As I leaned against the fence to take a picture of the lavender painting, Folding gaze (2025), I noticed my own arm in the window, overlaid on the hand that runs along the canvas’s proverbial seam. The configuration of my fingers was almost identical. Despite the barriers that separated me from the work, I saw myself literally reflected in it. This tension between intimacy and alienation, between ignorance and recognition, stands at the core of Kashiha’s recent practice. Though she studied at Boston University in the early 2010s, she spent the subsequent decade between Paris and her native Tehran. It was only last year, in 2024, that she came to New York City, completing a residency at Residency Unlimited and establishing a studio practice here. The episode exhibition marks her first solo presentation in the United States. All of the paintings on view were created after her move.
Movement marks much of Kashiha’s work. In Folding gaze, the hand stretches to remove the curtain, perhaps hoping to reveal the face beneath. A diptych, The hole (2024), sees another arm reach through a pothole to grasp its fingers around the throat of a second figure, who struggles to stay in the sunshine rather than be pulled into an abyss. Anxiety laces The Doubt Between Us Sways Like Hung Mirrored Eyes, particularly in its more cartoonish moments. The fear that one will be restricted or (mis)recognized drives many of the figures in this spare, four-work show. In The nightmare (2024), a woman towers over a smaller figure whose head emerges from the lower left corner of the canvas. The woman’s breasts transform into bugged-out eyes, while a menacing grin stretches across her waistline. The smaller figure looks up with its mouth agape, screaming at what it has seen. But its terror is unfounded—the eyes and grin are probably a figment of the figure’s imagination. I partook in a similar act of misinterpretation when I viewed installation images online before seeing the exhibition. Because of my own predilections, I initially thought the smaller figure was a cat.

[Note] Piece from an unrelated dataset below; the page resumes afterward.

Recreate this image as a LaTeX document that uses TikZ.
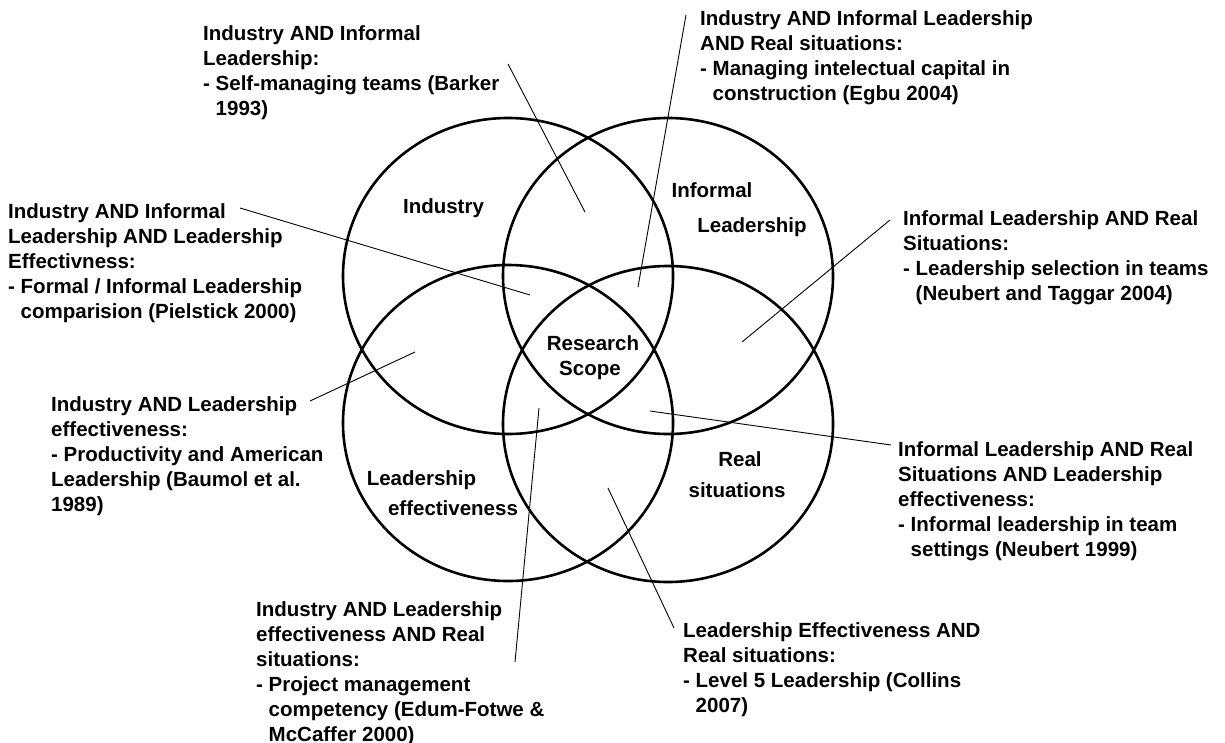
\documentclass[tikz,border=0pt]{standalone}
\usepackage{fontspec}
\setmainfont{Liberation Sans}
\newcommand\ind{\hphantom{-\ }}
\newcommand\fl{\rule{0pt}{18pt}}
\begin{document}
\begin{tikzpicture}[x=1pt,y=-1pt,
  circ/.style={line width=2.6pt},
  conn/.style={line width=0.9pt},
  lab/.style={font=\fontsize{20.5}{25}\selectfont\bfseries, inner sep=0pt, align=left, anchor=north west},
  cl/.style={font=\fontsize{20.5}{25}\selectfont\bfseries, inner sep=0pt, anchor=base}]
\useasboundingbox (0,0) rectangle (1225,742);
\fill[white] (0,0) rectangle (1225,742);
% circles
\draw[circ] (508,276) ellipse [x radius=165pt, y radius=158pt];
\draw[circ] (668,276) ellipse [x radius=165pt, y radius=158pt];
\draw[circ] (508,423) ellipse [x radius=165pt, y radius=158pt];
\draw[circ] (668,424) ellipse [x radius=165pt, y radius=158pt];
% circle labels
\node[cl] (ind) at (443.5,213) {Industry};
\node[cl] (inf1) at (712,197) {Informal};
\node[cl] (inf2) at (752,232) {Leadership};
\node[cl] (rs1) at (593,350) {Research};
\node[cl] (rs2) at (590,375) {Scope};
\node[cl] (le1) at (421.5,485) {Leadership};
\node[cl] (le2) at (453,515) {effectiveness};
\node[cl] (re1) at (740,466) {Real};
\node[cl] (re2) at (737,497) {situations};
% text blocks
\node[lab] (tA) at (203,22) {\fl Industry AND Informal\\Leadership:\\- Self-managing teams (Barker\\\ind 1993)};
\node[lab] (tB) at (700,7.7) {\fl Industry AND Informal Leadership\\AND Real situations:\\- Managing intelectual capital in\\\ind construction (Egbu 2004)};
\node[lab] (tC) at (8,200) {\fl Industry AND Informal\\Leadership AND Leadership\\Effectivness:\\- Formal / Informal Leadership\\\ind comparision (Pielstick 2000)};
\node[lab] (tD) at (903,207) {\fl Informal Leadership AND Real\\Situations:\\- Leadership selection in teams\\\ind (Neubert and Taggar 2004)};
\node[lab] (tE) at (51,393.5) {\fl Industry AND Leadership\\effectiveness:\\- Productivity and American\\Leadership (Baumol et al.\\1989)};
\node[lab] (tF) at (898,438) {\fl Informal Leadership AND Real\\Situations AND Leadership\\effectiveness:\\- Informal leadership in team\\\ind settings (Neubert 1999)};
\node[lab] (tG) at (256,598) {\fl Industry AND Leadership\\effectiveness AND Real\\situations:\\- Project management\\\ind competency (Edum-Fotwe \&\\\ind McCaffer 2000)};
\node[lab] (tH) at (683,619) {\fl Leadership Effectiveness AND\\Real situations:\\- Level 5 Leadership (Collins\\\ind 2007)};
% connector end points
\coordinate (aS) at (508,64);  \coordinate (aE) at (585,212);
\coordinate (bS) at (686,15);  \coordinate (bE) at (638,287);
\coordinate (cS) at (240,208); \coordinate (cE) at (530,295);
\coordinate (dS) at (890,220); \coordinate (dE) at (742,342);
\coordinate (eS) at (310,401); \coordinate (eE) at (415,352);
\coordinate (fS) at (891,445); \coordinate (fE) at (650,411);
\coordinate (gS) at (515,662); \coordinate (gE) at (539,408);
\coordinate (hS) at (674,628); \coordinate (hE) at (608,488);
\draw[conn] (aS) -- (aE);
\draw[conn] (bS) -- (bE);
\draw[conn] (cS) -- (cE);
\draw[conn] (dS) -- (dE);
\draw[conn] (eS) -- (eE);
\draw[conn] (fS) -- (fE);
\draw[conn] (gS) -- (gE);
\draw[conn] (hS) -- (hE);
\end{tikzpicture}
\end{document}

Yet one painting finds its figure in a moment of quietude and resolve. A hinged diptych, Mirror (2024), engages in the exhibition’s most obvious act of doubling. On either side, a dark-haired woman stands with her chest out, her shoulders back, her face contemplative yet confident. A few details indicate that this woman is likely gazing at her reflection in a bathroom mirror: her slinky sleeveless slip dress implies that she has been caught en déshabillé, while the folds of pastel fabric behind suggest a shower curtain. A smear of red hovers beside the lips on the more muted of the two canvases. Maybe the woman has kissed her own reflection in an act of self-affirmation, or maybe she leaves a parting gesture for a lover before disappearing into the morning light.
The light of the morning sun warmed my metal pen as I scribbled my thoughts about the exhibition in a small notebook. As noon approached and the temperature rose, I removed my leather jacket to keep cool and once again found myself the mirror image of one of Kashiha’s figures, my dress draping down my hips much like the slip in the hinged diptych. As passersby came and went along the street, I felt like I had forged an ephemeral alliance with the women in the paintings, like we were enwrapped in some kind of unspoken, private conversation. It would be easy to read the unsettledness that defines The Doubt Between Us Sways Like Hung Mirrored Eyes as a reflection of the artist’s own situation, creating and exhibiting work in a radically new context. But her installation is also an invitation to intimacy; the affects in which her work traffics touch us all. Few can claim they’ve never felt misrecognized, never defiantly gazed into the mirror, never found themselves on the cusp of plummeting into a black hole. Kashiha bridges distances while minding the gaps—or more precisely, helps us see that those gaps are not so insurmountable after all.
Hoda Kashiha: The Doubt Between Us Sways Like Hung Mirrored Eyes is on view at episode from April 12 through June 27, 2025.